-- start of Rows --

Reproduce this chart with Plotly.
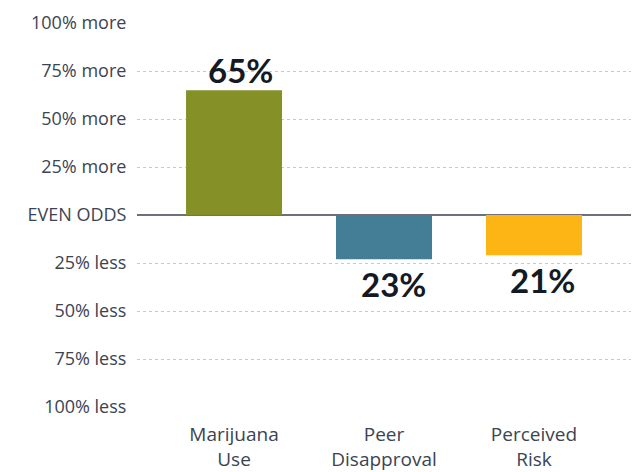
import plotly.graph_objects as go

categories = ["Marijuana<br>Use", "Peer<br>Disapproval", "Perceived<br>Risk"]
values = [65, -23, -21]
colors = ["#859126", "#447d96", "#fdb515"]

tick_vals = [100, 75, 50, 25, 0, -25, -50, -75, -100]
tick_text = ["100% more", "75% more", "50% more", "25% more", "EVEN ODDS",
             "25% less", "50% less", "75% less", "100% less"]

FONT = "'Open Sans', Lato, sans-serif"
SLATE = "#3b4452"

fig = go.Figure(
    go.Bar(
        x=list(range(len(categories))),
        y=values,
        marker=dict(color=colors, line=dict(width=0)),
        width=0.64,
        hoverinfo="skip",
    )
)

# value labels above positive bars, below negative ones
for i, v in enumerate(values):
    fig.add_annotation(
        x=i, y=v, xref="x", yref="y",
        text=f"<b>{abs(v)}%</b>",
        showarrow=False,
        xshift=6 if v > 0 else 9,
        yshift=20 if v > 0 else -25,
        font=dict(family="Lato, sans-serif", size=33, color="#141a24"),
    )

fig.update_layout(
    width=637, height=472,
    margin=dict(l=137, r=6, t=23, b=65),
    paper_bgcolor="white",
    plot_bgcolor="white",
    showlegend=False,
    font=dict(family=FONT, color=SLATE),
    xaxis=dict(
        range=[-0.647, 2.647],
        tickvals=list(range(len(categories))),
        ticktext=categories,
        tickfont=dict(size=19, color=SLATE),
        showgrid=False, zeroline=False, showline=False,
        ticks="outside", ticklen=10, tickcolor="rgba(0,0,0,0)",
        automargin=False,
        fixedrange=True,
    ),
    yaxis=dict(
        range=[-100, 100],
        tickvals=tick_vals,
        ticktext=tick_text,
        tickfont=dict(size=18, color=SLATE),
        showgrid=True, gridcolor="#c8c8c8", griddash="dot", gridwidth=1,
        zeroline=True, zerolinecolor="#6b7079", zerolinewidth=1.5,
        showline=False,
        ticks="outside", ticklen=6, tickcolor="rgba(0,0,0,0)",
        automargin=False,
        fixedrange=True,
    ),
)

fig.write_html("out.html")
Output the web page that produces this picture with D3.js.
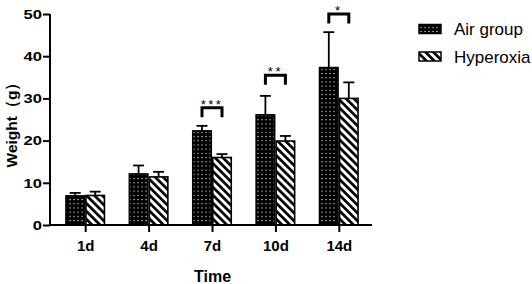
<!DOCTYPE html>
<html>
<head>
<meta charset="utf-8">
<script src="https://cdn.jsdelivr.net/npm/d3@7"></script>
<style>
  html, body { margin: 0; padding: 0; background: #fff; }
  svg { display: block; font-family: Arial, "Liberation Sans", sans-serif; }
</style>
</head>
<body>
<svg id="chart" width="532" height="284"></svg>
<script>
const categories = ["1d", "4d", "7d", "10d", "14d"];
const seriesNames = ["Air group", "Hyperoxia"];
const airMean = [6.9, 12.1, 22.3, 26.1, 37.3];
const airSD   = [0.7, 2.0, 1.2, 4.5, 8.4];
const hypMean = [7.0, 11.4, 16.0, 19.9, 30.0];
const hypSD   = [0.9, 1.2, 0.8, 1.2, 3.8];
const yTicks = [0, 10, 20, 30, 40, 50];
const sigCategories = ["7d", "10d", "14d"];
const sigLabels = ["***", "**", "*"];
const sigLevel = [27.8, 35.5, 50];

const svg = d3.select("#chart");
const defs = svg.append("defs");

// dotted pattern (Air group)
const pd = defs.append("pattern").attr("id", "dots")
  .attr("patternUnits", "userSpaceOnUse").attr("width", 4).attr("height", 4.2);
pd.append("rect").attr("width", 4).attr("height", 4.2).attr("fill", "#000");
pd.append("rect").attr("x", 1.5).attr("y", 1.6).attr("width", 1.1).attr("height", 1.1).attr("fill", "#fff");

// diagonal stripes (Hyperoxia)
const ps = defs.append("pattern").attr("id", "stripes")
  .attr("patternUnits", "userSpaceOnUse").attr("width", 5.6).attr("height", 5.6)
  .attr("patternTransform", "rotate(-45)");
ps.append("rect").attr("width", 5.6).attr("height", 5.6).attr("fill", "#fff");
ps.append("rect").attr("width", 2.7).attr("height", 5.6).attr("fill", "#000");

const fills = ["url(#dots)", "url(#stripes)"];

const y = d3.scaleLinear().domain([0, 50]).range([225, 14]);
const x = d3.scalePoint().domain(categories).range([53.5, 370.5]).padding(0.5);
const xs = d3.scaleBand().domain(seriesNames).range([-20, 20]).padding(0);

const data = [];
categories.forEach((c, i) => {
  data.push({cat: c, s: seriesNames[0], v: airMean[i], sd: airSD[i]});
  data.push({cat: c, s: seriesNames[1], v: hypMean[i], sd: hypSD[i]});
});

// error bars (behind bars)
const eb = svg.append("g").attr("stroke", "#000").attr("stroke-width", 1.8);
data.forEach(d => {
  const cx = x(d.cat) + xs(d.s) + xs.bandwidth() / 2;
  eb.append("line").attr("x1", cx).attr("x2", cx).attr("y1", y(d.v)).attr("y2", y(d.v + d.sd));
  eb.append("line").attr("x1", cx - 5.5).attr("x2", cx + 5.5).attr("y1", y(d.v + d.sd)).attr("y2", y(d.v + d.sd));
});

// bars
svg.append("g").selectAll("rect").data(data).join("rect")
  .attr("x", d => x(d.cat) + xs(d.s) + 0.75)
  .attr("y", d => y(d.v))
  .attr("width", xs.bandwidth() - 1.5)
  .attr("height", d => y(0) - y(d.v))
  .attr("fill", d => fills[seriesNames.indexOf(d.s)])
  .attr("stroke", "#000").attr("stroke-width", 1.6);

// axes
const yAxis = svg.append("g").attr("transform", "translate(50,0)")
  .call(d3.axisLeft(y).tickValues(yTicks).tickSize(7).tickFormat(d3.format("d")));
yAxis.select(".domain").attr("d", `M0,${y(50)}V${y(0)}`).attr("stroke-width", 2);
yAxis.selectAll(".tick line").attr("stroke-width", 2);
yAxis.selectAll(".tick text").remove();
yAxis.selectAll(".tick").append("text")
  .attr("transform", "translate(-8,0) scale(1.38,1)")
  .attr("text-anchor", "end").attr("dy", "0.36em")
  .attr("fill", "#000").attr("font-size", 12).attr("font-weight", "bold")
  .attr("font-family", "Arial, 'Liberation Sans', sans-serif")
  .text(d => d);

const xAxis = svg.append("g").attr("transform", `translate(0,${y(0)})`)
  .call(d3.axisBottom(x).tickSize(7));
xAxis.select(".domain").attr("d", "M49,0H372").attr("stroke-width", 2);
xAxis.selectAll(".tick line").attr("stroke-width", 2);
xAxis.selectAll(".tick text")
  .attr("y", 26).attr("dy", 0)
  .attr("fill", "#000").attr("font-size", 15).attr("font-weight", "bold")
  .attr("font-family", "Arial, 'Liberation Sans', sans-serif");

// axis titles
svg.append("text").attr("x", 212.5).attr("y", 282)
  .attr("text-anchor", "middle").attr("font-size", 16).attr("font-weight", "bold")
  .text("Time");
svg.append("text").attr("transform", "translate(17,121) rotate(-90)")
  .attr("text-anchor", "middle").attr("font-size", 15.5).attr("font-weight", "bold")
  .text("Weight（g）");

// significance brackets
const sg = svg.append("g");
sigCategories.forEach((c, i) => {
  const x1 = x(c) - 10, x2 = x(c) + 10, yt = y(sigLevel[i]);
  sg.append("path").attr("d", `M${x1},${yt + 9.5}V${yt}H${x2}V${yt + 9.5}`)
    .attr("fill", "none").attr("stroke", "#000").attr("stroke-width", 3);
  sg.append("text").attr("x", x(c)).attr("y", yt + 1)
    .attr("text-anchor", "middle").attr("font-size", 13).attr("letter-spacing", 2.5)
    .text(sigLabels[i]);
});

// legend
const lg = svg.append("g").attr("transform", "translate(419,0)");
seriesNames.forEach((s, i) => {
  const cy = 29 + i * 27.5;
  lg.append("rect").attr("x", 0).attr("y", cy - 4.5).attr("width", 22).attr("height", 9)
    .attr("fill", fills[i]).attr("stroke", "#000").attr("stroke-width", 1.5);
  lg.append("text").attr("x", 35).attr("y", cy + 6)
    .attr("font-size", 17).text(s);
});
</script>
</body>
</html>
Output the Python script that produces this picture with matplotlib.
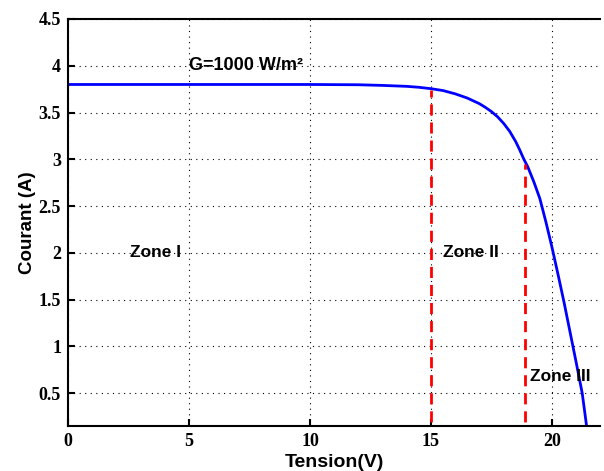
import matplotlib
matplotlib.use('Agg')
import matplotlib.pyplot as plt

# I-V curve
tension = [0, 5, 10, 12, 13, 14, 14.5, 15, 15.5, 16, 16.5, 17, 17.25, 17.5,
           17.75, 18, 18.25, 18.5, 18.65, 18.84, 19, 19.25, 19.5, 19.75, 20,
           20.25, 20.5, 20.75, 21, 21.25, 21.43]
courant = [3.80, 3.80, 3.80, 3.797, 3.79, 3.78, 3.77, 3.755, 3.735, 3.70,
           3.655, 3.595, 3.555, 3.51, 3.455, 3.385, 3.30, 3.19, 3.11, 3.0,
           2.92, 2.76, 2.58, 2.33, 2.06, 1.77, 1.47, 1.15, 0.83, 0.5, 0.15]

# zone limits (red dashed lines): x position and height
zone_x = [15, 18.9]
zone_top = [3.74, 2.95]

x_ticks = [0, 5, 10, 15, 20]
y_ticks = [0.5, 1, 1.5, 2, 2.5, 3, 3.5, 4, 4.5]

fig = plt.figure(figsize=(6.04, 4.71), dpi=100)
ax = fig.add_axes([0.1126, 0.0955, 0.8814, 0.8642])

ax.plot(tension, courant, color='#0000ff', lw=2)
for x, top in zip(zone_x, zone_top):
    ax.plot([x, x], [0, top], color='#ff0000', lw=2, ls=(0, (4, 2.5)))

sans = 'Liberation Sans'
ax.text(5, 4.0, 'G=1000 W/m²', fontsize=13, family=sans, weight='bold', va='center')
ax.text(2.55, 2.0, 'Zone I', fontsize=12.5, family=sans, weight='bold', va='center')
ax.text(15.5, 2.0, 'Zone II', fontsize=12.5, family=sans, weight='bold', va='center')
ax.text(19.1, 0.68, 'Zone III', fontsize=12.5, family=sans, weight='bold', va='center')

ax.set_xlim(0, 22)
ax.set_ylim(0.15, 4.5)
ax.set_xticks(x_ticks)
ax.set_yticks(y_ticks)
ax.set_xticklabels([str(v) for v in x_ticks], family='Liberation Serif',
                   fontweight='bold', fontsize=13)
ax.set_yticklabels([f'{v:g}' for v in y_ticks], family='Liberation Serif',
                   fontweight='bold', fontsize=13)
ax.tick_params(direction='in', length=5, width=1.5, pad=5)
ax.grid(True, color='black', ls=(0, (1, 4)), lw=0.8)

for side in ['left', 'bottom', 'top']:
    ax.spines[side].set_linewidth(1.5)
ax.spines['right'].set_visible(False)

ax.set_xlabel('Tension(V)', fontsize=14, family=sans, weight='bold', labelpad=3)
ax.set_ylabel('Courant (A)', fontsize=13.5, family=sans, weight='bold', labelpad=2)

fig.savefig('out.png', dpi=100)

-- end of Rows --

▶ [What to do]
Return each line in the records that holds the string "produces".

▶ [Complete answer]
Output the web page that produces this picture with D3.js.
Output the Python script that produces this picture with matplotlib.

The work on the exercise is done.